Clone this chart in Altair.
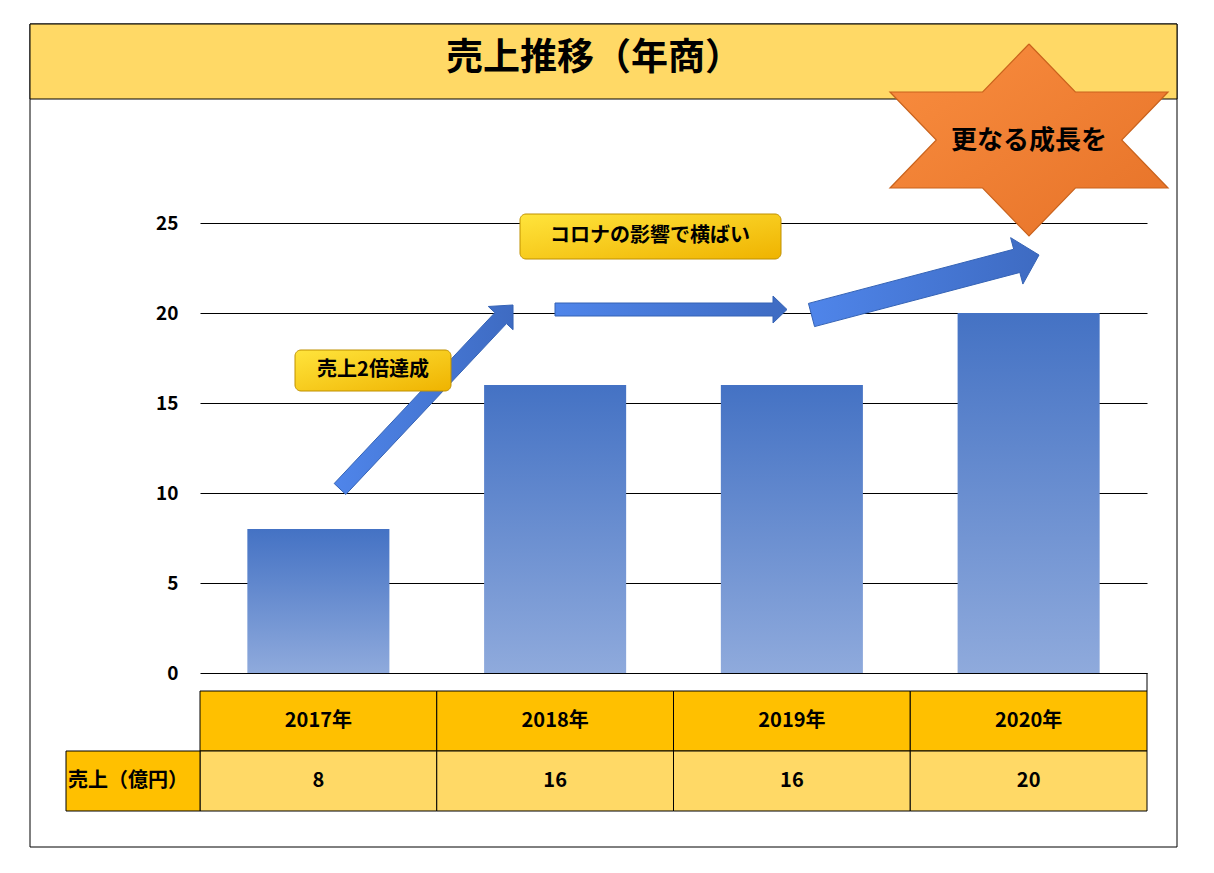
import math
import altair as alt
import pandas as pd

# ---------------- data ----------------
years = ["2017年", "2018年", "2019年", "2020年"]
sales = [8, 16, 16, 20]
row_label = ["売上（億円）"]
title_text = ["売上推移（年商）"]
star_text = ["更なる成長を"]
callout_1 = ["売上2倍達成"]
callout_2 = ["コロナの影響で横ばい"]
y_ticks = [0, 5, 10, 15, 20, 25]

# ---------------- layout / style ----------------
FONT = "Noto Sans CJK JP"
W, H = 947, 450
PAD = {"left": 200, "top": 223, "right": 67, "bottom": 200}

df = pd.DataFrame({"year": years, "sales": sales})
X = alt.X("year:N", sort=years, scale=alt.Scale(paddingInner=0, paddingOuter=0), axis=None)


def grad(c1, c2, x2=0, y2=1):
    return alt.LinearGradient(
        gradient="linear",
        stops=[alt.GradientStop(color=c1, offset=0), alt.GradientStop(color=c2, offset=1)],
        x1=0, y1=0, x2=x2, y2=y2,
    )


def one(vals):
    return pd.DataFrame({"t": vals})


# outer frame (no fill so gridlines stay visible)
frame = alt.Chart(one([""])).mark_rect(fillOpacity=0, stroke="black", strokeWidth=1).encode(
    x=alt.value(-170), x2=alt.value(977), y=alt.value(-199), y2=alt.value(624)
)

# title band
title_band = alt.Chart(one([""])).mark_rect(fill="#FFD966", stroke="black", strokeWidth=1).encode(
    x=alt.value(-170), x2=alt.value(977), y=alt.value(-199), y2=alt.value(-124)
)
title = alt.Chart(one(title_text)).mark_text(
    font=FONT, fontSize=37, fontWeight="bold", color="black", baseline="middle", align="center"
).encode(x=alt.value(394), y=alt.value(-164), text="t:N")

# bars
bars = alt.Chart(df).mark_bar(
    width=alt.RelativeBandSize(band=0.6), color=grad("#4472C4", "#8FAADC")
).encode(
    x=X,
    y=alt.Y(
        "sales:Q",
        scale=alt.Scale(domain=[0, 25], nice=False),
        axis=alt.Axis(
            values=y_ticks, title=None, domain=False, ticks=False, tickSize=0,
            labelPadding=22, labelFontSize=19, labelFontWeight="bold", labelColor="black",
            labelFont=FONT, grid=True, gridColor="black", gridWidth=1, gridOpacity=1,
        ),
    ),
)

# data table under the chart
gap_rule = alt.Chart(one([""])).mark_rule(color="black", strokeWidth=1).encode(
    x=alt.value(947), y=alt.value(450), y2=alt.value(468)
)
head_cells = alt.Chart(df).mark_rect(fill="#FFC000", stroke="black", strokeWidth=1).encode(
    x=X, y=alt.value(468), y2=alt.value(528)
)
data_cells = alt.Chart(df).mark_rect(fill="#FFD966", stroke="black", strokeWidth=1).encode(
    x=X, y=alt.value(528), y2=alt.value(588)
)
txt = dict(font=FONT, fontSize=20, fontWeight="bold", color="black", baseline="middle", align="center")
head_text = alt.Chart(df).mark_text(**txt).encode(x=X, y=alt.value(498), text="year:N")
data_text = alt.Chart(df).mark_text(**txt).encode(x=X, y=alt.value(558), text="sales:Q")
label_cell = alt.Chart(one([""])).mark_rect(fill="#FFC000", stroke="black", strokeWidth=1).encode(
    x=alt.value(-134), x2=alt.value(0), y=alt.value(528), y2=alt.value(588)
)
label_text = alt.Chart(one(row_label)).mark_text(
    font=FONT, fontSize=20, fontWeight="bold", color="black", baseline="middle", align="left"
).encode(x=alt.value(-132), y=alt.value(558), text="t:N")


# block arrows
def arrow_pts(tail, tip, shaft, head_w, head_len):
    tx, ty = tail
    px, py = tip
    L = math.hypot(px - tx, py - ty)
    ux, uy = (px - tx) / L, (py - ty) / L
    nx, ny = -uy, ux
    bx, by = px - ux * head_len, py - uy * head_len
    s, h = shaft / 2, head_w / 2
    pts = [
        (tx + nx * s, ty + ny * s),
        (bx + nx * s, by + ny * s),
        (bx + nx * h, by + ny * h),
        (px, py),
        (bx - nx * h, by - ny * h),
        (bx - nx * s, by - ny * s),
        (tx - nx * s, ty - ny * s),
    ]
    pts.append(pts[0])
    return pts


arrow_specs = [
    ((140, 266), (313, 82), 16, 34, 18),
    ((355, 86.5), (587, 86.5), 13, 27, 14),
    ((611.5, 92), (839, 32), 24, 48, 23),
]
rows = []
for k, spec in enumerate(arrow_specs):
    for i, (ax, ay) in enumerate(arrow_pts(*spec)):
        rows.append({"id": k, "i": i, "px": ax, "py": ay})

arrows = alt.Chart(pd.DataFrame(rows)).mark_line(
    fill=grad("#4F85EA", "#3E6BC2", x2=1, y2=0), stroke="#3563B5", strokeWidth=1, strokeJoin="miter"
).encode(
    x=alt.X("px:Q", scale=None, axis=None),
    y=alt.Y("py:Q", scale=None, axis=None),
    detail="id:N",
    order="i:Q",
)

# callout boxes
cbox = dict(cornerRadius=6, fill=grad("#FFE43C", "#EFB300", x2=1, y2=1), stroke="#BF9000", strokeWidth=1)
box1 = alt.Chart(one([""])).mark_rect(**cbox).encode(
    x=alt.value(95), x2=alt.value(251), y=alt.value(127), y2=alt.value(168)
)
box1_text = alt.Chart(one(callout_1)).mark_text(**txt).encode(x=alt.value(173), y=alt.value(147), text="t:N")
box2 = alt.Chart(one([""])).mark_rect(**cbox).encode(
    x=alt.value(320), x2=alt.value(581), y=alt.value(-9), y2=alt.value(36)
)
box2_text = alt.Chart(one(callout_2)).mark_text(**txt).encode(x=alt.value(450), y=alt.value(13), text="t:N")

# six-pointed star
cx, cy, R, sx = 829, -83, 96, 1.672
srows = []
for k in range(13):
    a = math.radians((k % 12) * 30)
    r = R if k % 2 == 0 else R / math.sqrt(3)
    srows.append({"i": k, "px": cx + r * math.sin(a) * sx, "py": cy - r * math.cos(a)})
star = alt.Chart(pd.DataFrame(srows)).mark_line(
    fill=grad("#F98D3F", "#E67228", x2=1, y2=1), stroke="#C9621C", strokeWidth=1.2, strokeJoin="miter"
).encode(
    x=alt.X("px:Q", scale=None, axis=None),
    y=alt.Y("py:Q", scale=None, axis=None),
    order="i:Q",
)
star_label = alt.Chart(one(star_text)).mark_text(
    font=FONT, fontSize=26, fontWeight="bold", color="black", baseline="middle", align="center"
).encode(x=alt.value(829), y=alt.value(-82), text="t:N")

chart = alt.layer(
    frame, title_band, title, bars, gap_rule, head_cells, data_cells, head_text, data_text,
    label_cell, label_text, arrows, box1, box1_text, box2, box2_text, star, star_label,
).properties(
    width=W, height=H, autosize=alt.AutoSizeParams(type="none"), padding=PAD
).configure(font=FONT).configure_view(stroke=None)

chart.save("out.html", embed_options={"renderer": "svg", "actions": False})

**Brief**
Transcribe the preceding listing in its entirety and with exact wording, leaving out pictures.

**Solved exercise**
Clone this chart in Altair.
import math
import altair as alt
import pandas as pd

# ---------------- data ----------------
years = ["2017年", "2018年", "2019年", "2020年"]
sales = [8, 16, 16, 20]
row_label = ["売上（億円）"]
title_text = ["売上推移（年商）"]
star_text = ["更なる成長を"]
callout_1 = ["売上2倍達成"]
callout_2 = ["コロナの影響で横ばい"]
y_ticks = [0, 5, 10, 15, 20, 25]

# ---------------- layout / style ----------------
FONT = "Noto Sans CJK JP"
W, H = 947, 450
PAD = {"left": 200, "top": 223, "right": 67, "bottom": 200}

df = pd.DataFrame({"year": years, "sales": sales})
X = alt.X("year:N", sort=years, scale=alt.Scale(paddingInner=0, paddingOuter=0), axis=None)


def grad(c1, c2, x2=0, y2=1):
    return alt.LinearGradient(
        gradient="linear",
        stops=[alt.GradientStop(color=c1, offset=0), alt.GradientStop(color=c2, offset=1)],
        x1=0, y1=0, x2=x2, y2=y2,
    )


def one(vals):
    return pd.DataFrame({"t": vals})


# outer frame (no fill so gridlines stay visible)
frame = alt.Chart(one([""])).mark_rect(fillOpacity=0, stroke="black", strokeWidth=1).encode(
    x=alt.value(-170), x2=alt.value(977), y=alt.value(-199), y2=alt.value(624)
)

# title band
title_band = alt.Chart(one([""])).mark_rect(fill="#FFD966", stroke="black", strokeWidth=1).encode(
    x=alt.value(-170), x2=alt.value(977), y=alt.value(-199), y2=alt.value(-124)
)
title = alt.Chart(one(title_text)).mark_text(
    font=FONT, fontSize=37, fontWeight="bold", color="black", baseline="middle", align="center"
).encode(x=alt.value(394), y=alt.value(-164), text="t:N")

# bars
bars = alt.Chart(df).mark_bar(
    width=alt.RelativeBandSize(band=0.6), color=grad("#4472C4", "#8FAADC")
).encode(
    x=X,
    y=alt.Y(
        "sales:Q",
        scale=alt.Scale(domain=[0, 25], nice=False),
        axis=alt.Axis(
            values=y_ticks, title=None, domain=False, ticks=False, tickSize=0,
            labelPadding=22, labelFontSize=19, labelFontWeight="bold", labelColor="black",
            labelFont=FONT, grid=True, gridColor="black", gridWidth=1, gridOpacity=1,
        ),
    ),
)

# data table under the chart
gap_rule = alt.Chart(one([""])).mark_rule(color="black", strokeWidth=1).encode(
    x=alt.value(947), y=alt.value(450), y2=alt.value(468)
)
head_cells = alt.Chart(df).mark_rect(fill="#FFC000", stroke="black", strokeWidth=1).encode(
    x=X, y=alt.value(468), y2=alt.value(528)
)
data_cells = alt.Chart(df).mark_rect(fill="#FFD966", stroke="black", strokeWidth=1).encode(
    x=X, y=alt.value(528), y2=alt.value(588)
)
txt = dict(font=FONT, fontSize=20, fontWeight="bold", color="black", baseline="middle", align="center")
head_text = alt.Chart(df).mark_text(**txt).encode(x=X, y=alt.value(498), text="year:N")
data_text = alt.Chart(df).mark_text(**txt).encode(x=X, y=alt.value(558), text="sales:Q")
label_cell = alt.Chart(one([""])).mark_rect(fill="#FFC000", stroke="black", strokeWidth=1).encode(
    x=alt.value(-134), x2=alt.value(0), y=alt.value(528), y2=alt.value(588)
)
label_text = alt.Chart(one(row_label)).mark_text(
    font=FONT, fontSize=20, fontWeight="bold", color="black", baseline="middle", align="left"
).encode(x=alt.value(-132), y=alt.value(558), text="t:N")


# block arrows
def arrow_pts(tail, tip, shaft, head_w, head_len):
    tx, ty = tail
    px, py = tip
    L = math.hypot(px - tx, py - ty)
    ux, uy = (px - tx) / L, (py - ty) / L
    nx, ny = -uy, ux
    bx, by = px - ux * head_len, py - uy * head_len
    s, h = shaft / 2, head_w / 2
    pts = [
        (tx + nx * s, ty + ny * s),
        (bx + nx * s, by + ny * s),
        (bx + nx * h, by + ny * h),
        (px, py),
        (bx - nx * h, by - ny * h),
        (bx - nx * s, by - ny * s),
        (tx - nx * s, ty - ny * s),
    ]
    pts.append(pts[0])
    return pts


arrow_specs = [
    ((140, 266), (313, 82), 16, 34, 18),
    ((355, 86.5), (587, 86.5), 13, 27, 14),
    ((611.5, 92), (839, 32), 24, 48, 23),
]
rows = []
for k, spec in enumerate(arrow_specs):
    for i, (ax, ay) in enumerate(arrow_pts(*spec)):
        rows.append({"id": k, "i": i, "px": ax, "py": ay})

arrows = alt.Chart(pd.DataFrame(rows)).mark_line(
    fill=grad("#4F85EA", "#3E6BC2", x2=1, y2=0), stroke="#3563B5", strokeWidth=1, strokeJoin="miter"
).encode(
    x=alt.X("px:Q", scale=None, axis=None),
    y=alt.Y("py:Q", scale=None, axis=None),
    detail="id:N",
    order="i:Q",
)

# callout boxes
cbox = dict(cornerRadius=6, fill=grad("#FFE43C", "#EFB300", x2=1, y2=1), stroke="#BF9000", strokeWidth=1)
box1 = alt.Chart(one([""])).mark_rect(**cbox).encode(
    x=alt.value(95), x2=alt.value(251), y=alt.value(127), y2=alt.value(168)
)
box1_text = alt.Chart(one(callout_1)).mark_text(**txt).encode(x=alt.value(173), y=alt.value(147), text="t:N")
box2 = alt.Chart(one([""])).mark_rect(**cbox).encode(
    x=alt.value(320), x2=alt.value(581), y=alt.value(-9), y2=alt.value(36)
)
box2_text = alt.Chart(one(callout_2)).mark_text(**txt).encode(x=alt.value(450), y=alt.value(13), text="t:N")

# six-pointed star
cx, cy, R, sx = 829, -83, 96, 1.672
srows = []
for k in range(13):
    a = math.radians((k % 12) * 30)
    r = R if k % 2 == 0 else R / math.sqrt(3)
    srows.append({"i": k, "px": cx + r * math.sin(a) * sx, "py": cy - r * math.cos(a)})
star = alt.Chart(pd.DataFrame(srows)).mark_line(
    fill=grad("#F98D3F", "#E67228", x2=1, y2=1), stroke="#C9621C", strokeWidth=1.2, strokeJoin="miter"
).encode(
    x=alt.X("px:Q", scale=None, axis=None),
    y=alt.Y("py:Q", scale=None, axis=None),
    order="i:Q",
)
star_label = alt.Chart(one(star_text)).mark_text(
    font=FONT, fontSize=26, fontWeight="bold", color="black", baseline="middle", align="center"
).encode(x=alt.value(829), y=alt.value(-82), text="t:N")

chart = alt.layer(
    frame, title_band, title, bars, gap_rule, head_cells, data_cells, head_text, data_text,
    label_cell, label_text, arrows, box1, box1_text, box2, box2_text, star, star_label,
).properties(
    width=W, height=H, autosize=alt.AutoSizeParams(type="none"), padding=PAD
).configure(font=FONT).configure_view(stroke=None)

chart.save("out.html", embed_options={"renderer": "svg", "actions": False})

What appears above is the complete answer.